The second part — starting with Basic Rules — contains the mechanical rules of the game. This describes the basics of a checkRenaissance is a skill-check-based game — then it describes the rules for combat, and several of the game's other "systems". Finally, it describes how a character is represented, how characters are built, and lists the various "character options"—the races, backgrounds and features players can pick from when building their character.

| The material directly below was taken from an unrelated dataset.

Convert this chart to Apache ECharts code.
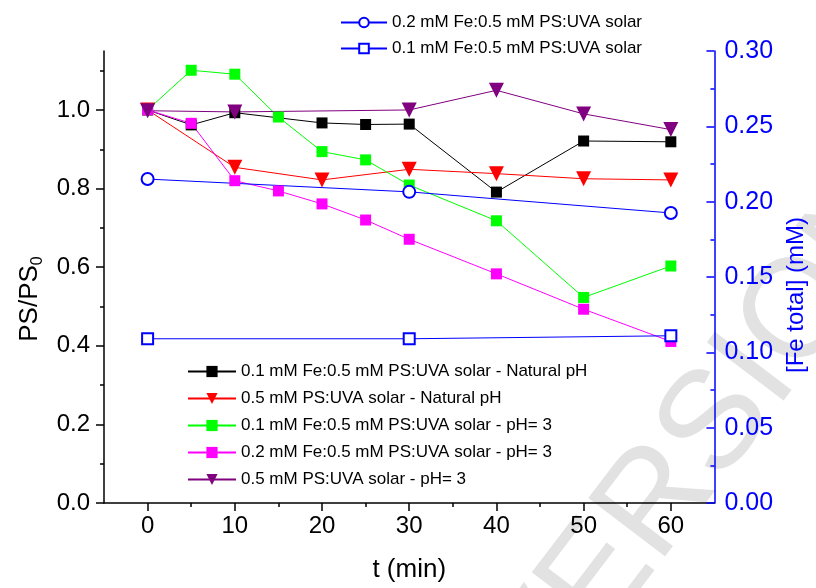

The third part — starting with The Five Roles — contains guides, examples and optional rules. The rules from the second part may completely describe how the game is supposed to work mechanically, but they don't really explain how they're all supposed to fit together — they don't explain what a good character is like, what a campaign is like, what kinds of challenges you're supposed to face, and so on. In this section, we fill in some of those details. This chapter is written far more informally than the other two; here, we the developers are talking to you the readers about how we designed the game to work, so that you can make intelligent decisions about how to build characters, write adventures, and run your game.

About Terminology

As a note, in the first part of the text, we've assumed that most of the text is being translated from Commonwealth Standard to English; therefore, we've tried to use names and terms the way a Commonwealth Standard speaker would. We've also made some use of the in-world units "demarc" and "stride". The demarc and stride are old units of distance first used in the Empire of Man, and still used throughout much of the world; the demarc (abbreciated dc) is about 2.6 miles or about 4.2 kilometers, and the stride (abbreviated sd) is about 30 inches or 75 cm. Most of the rules in the rules section use metric units.